Marketing and reviews.
Buy my book – buy my book – pleeeease buy my book!
When my debut novel was published on Kindle, I immediately hit the writers’ forum, enthusiastic and naïve, eagerly asking questions that I now appreciate had been asked a thousand times before. I also quickly realised how annoying it was when people constantly deluged the forum with promotions of their new book.
I suspect most writers have been there, especially when trying to promote their very first book. I remember when the first paperback copies of my debut novel arrived, to be picked up, admired, stroked and generally cooed over. At such times, there is a danger of tunnel vision. Objectivity can very easily take wing and disappear into the blue – all that matters is THE BOOK.
Very few new, unknown authors will achieve overnight success, although we can always dream. Marketing is hard work and it takes time. “It’s a marathon, not a sprint” may sound like a cliché (probably because it is), but when it comes to book marketing it is extremely apt. Without a big organisation behind them, most independent authors have to do their own marketing. For many of us (including me) it is unfamiliar territory. Learning our way around takes time and patience.
When it comes to reviews, opinions vary as to just how valuable they are to an author. Do would-be readers take notice of how many 5* reviews a book has? Do they actually read them? I suppose that depends on the reader. I do read reviews – both good and bad – because sometimes it can give me a valuable insight into the book, beyond the blurb and the “look inside.”
Most authors are understandably keen to get positive reviews. When the book is first published it is natural that friends will want to leave good reviews to help out their mate (a couple of my friends did that). As long as they have actually read the book, that seems fair enough.
But how far is fair?
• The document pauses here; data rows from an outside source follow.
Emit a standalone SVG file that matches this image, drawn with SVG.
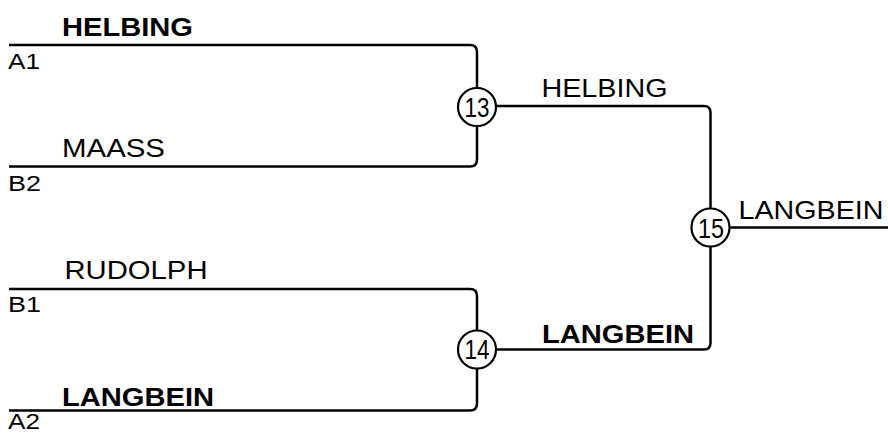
<svg xmlns="http://www.w3.org/2000/svg" width="888" height="433" viewBox="0 0 888 433">
<style>
.ln{fill:none;stroke:#000;stroke-width:2.5;stroke-linecap:butt}
.c{fill:#fff;stroke:#000;stroke-width:2.2}
text{font-family:"Liberation Sans",Arial,sans-serif;fill:#000}
.nm{font-size:26.5px}
.b{font-weight:bold}
.sd{font-size:22px}
.num{font-size:27px;text-anchor:middle}
</style>
<rect width="888" height="433" fill="#fff"/>
<g id="connectors">
<path class="ln" d="M9,45 H470 Q477,45 477,52 V88"/>
<path class="ln" d="M9,166.5 H470 Q477,166.5 477,159.5 V126"/>
<path class="ln" d="M9,289 H470 Q477,289 477,296 V331"/>
<path class="ln" d="M9,410.5 H470 Q477,410.5 477,403.5 V369"/>
<path class="ln" d="M496,106 H704 Q710.5,106 710.5,112.5 V208.5"/>
<path class="ln" d="M496,349.5 H704 Q710.5,349.5 710.5,343 V246.5"/>
<path class="ln" d="M730,227.5 H888"/>
</g>
<g id="slot-a1">
<text class="nm b" x="62" y="36" textLength="131" lengthAdjust="spacingAndGlyphs">HELBING</text>
<text class="sd" x="8" y="68.5" textLength="32" lengthAdjust="spacingAndGlyphs">A1</text>
</g>
<g id="slot-b2">
<text class="nm" x="62" y="157" textLength="103" lengthAdjust="spacingAndGlyphs">MAASS</text>
<text class="sd" x="8" y="191" textLength="33" lengthAdjust="spacingAndGlyphs">B2</text>
</g>
<g id="slot-b1">
<text class="nm" x="64.5" y="279" textLength="143" lengthAdjust="spacingAndGlyphs">RUDOLPH</text>
<text class="sd" x="8" y="312" textLength="33" lengthAdjust="spacingAndGlyphs">B1</text>
</g>
<g id="slot-a2">
<text class="nm b" x="62" y="406" textLength="152" lengthAdjust="spacingAndGlyphs">LANGBEIN</text>
<text class="sd" x="8" y="429" textLength="32" lengthAdjust="spacingAndGlyphs">A2</text>
</g>
<g id="match-13">
<circle class="c" cx="477" cy="107" r="19"/>
<text class="num" x="477" y="116.8" textLength="25" lengthAdjust="spacingAndGlyphs">13</text>
<text class="nm" x="541.5" y="97" textLength="126" lengthAdjust="spacingAndGlyphs">HELBING</text>
</g>
<g id="match-14">
<circle class="c" cx="477" cy="349.5" r="19"/>
<text class="num" x="477" y="359.3" textLength="25" lengthAdjust="spacingAndGlyphs">14</text>
<text class="nm b" x="542" y="343" textLength="152" lengthAdjust="spacingAndGlyphs">LANGBEIN</text>
</g>
<g id="match-15">
<circle class="c" cx="710.5" cy="227.5" r="19"/>
<text class="num" x="711" y="237.5" textLength="26" lengthAdjust="spacingAndGlyphs">15</text>
<text class="nm" x="738.5" y="219" textLength="145" lengthAdjust="spacingAndGlyphs">LANGBEIN</text>
</g>
</svg>
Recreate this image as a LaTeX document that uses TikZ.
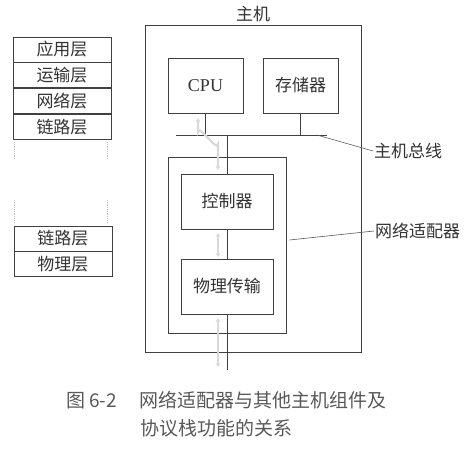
\documentclass[tikz,border=0pt]{standalone}
\usepackage{fontspec}
\setmainfont{Liberation Serif}
\newfontfamily\cjk{Noto Sans CJK SC}
\usetikzlibrary{positioning,arrows.meta}

\tikzset{
  box/.style={draw=black!75, line width=0.9pt, inner sep=0pt, font=\cjk\fontsize{17}{20}\selectfont, text=black!80},
  layer/.style={box, minimum width=98pt, minimum height=25pt},
  wire/.style={draw=black!75, line width=0.9pt},
  flow/.style={draw=black!15, line width=2.2pt, {Stealth[length=4pt,width=5pt]}-{Stealth[length=4pt,width=5pt]}},
  lbl/.style={font=\cjk\fontsize{17}{20}\selectfont, text=black!80, inner sep=1pt},
}

\begin{document}
\begin{tikzpicture}[x=1pt, y=-1pt]
		\useasboundingbox (0,0) rectangle (475,452);

		% Draw the host and its parts
		\node[box, minimum width=216pt, minimum height=327pt] (host) at (253,188.5) {};
		\node[lbl, above=1pt of host.north] (hosttitle) {主机};

		\node[box, minimum width=75pt, minimum height=55pt, font=\fontsize{18}{20}\selectfont] (cpu) at (205.5,85.5) {CPU};
		\node[box, minimum width=75pt, minimum height=55pt] (mem) at (300.5,85.5) {存储器};

		% Draw the bus
		\coordinate (busL) at (176,135);
		\coordinate (busR) at (327,135);
		\draw[wire] (busL) -- (busR);
		\draw[wire] (cpu.south) -- (cpu.south |- busL);
		\draw[wire] (mem.south) -- (mem.south |- busL);

		% Draw the adapter with controller and transmission
		\node[box, minimum width=118pt, minimum height=176pt] (adapter) at (227,245) {};
		\node[box, minimum width=92pt, minimum height=55pt] (ctrl) at (227,201.5) {控制器};
		\node[box, minimum width=92pt, minimum height=55pt] (phy) at (227,286.5) {物理传输};

		\coordinate (link) at (227,370);
		\draw[wire] (ctrl.north) -- (ctrl.north |- busL);
		\draw[wire] (ctrl.south) -- (phy.north);
		\draw[wire] (phy.south) -- (link);

		% Draw the faint data paths
		\draw[flow] (198,118) -- (198,132) to[out=90,in=-90] (218,144) -- (218,170);
		\draw[flow] (218,233) -- (218,257);
		\draw[flow] (218,318) -- (218,367);

		% Draw the labels with leader lines
		\node[lbl, anchor=west] (buslbl) at (373,151) {主机总线};
		\node[lbl, anchor=west] (adaptlbl) at (374,231) {网络适配器};
		\draw[draw=black!65, line width=0.6pt] (317,135) -- (buslbl.west);
		\draw[draw=black!65, line width=0.6pt] ([shift={(3,-5)}]adapter.east) -- (adaptlbl.west);

		% Draw the protocol stacks
		\node[layer] (app) at (62,49.5) {应用层};
		\node[layer, below=0pt of app] (trans) {运输层};
		\node[layer, below=0pt of trans] (net) {网络层};
		\node[layer, below=0pt of net] (dl) {链路层};

		\node[layer] (dl2) at (63,238.5) {链路层};
		\node[layer, below=0pt of dl2] (ph) {物理层};

		\draw[black!25, densely dotted, line width=0.8pt] (14,142) -- (14,160) (107,142) -- (107,160);
		\draw[black!25, densely dotted, line width=0.8pt] (14,200) -- (14,222) (107,200) -- (107,222);

		% Draw the caption
		\node[lbl, anchor=west, text=black!65, font=\cjk\fontsize{19}{22}\selectfont] (cap1) at (65,400) {图 6-2\hspace{22pt}网络适配器与其他主机组件及};
		\node[lbl, anchor=west, text=black!65, font=\cjk\fontsize{19}{22}\selectfont] (cap2) at (139,428) {协议栈功能的关系};

	\end{tikzpicture}
\end{document}
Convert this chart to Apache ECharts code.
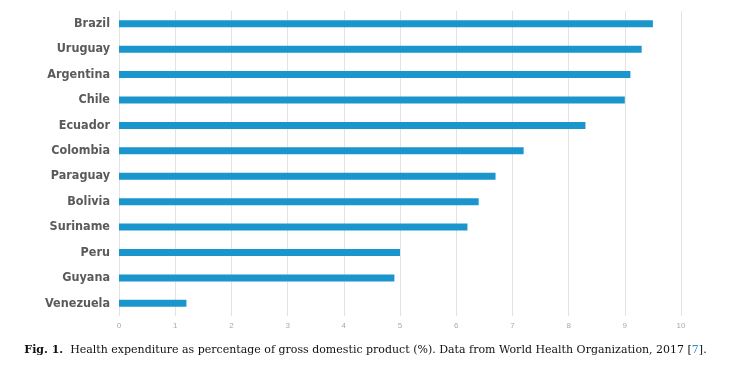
<!DOCTYPE html>
<html><head><meta charset="utf-8">
<script src="https://cdn.jsdelivr.net/npm/echarts@6/dist/echarts.min.js"></script>
<style>html,body{margin:0;padding:0;background:#fff}#c{width:731px;height:366px}</style>
</head><body><div id="c"></div>
<script>
var countries = ["Brazil","Uruguay","Argentina","Chile","Ecuador","Colombia","Paraguay","Bolivia","Suriname","Peru","Guyana","Venezuela"];
var values = [9.5,9.3,9.1,9.0,8.3,7.2,6.7,6.4,6.2,5.0,4.9,1.2];
var xTicks = [0,1,2,3,4,5,6,7,8,9,10];
var chart = echarts.init(document.getElementById('c'));
chart.setOption({
  animation:false,
  grid:{left:119,right:50,top:11,height:305},
  xAxis:{type:'value',min:0,max:10,interval:1,
    axisLine:{show:false},axisTick:{show:false},
    splitLine:{lineStyle:{color:'#e3e3e3',width:1}},
    axisLabel:{color:'#aaa',fontSize:8,margin:6,fontFamily:'Liberation Sans, sans-serif',
      formatter:function(v){return xTicks.indexOf(v)>=0?String(v):'';}}},
  yAxis:{type:'category',data:countries,inverse:true,
    axisLine:{show:false},axisTick:{show:false},
    axisLabel:{color:'#5a5a5a',fontSize:12.5,fontWeight:'bold',margin:9,
      fontFamily:'"Liberation Sans Narrow","DejaVu Sans Condensed",Roboto,sans-serif'}},
  series:[{type:'bar',data:values,barWidth:7,itemStyle:{color:'#1b96cd'}}],
  graphic:[{type:'text',left:'center',top:345,
    style:{text:'{b|Fig. 1.}  Health expenditure as percentage of gross domestic product (%). Data from World Health Organization, 2017 [{l|7}].',
      fontFamily:'"DejaVu Serif", serif',fontSize:11,fill:'#111',
      rich:{b:{fontWeight:'bold',fontFamily:'"DejaVu Serif", serif',fontSize:11,fill:'#111'},
            l:{fontFamily:'"DejaVu Serif", serif',fontSize:11,fill:'#2a8fd8'}}}}]
});
</script></body></html>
Is it in order to ask friends to leave a review? I have given this one a lot of thought, and on balance I would say it depends. Putting out a general request on Facebook saying something like ‘hi guys, if you’ve read my book and enjoyed it, I’d be grateful for a review’ seems fine, inasmuch as no-one is put under personal pressure. It would, however, be different to approach an individual and say ‘Hey Bob, will you do me a review on Amazon?’ That can put Bob in a difficult position. He may well have said that he enjoyed the book – he’s your friend. But in reality, he may not have enjoyed it that much. He may not even have read the book.
Some authors have been known to go even further and use “sock puppets” to write their own reviews, under different names.
Sadly, some of these doubtful tactics probably pay off. Readers who are not also writers may simply take reviews at their face value. Most authors will not. I have heard various estimates as to the relationship between the number of books sold and the number of reviews, one oft quoted figure is around one review per hundred books. In reality, I think that is a meaningless figure, because it will be different for each book. Since publication four months ago, my own book has picked up an average of one review (from strangers) per 40 books sold.
There is nothing more suspicious than a book that is published on the first of July, and has picked up a dozen glowing five star reviews by the second of July (unless, of course, the writer is a J. K. Rowling).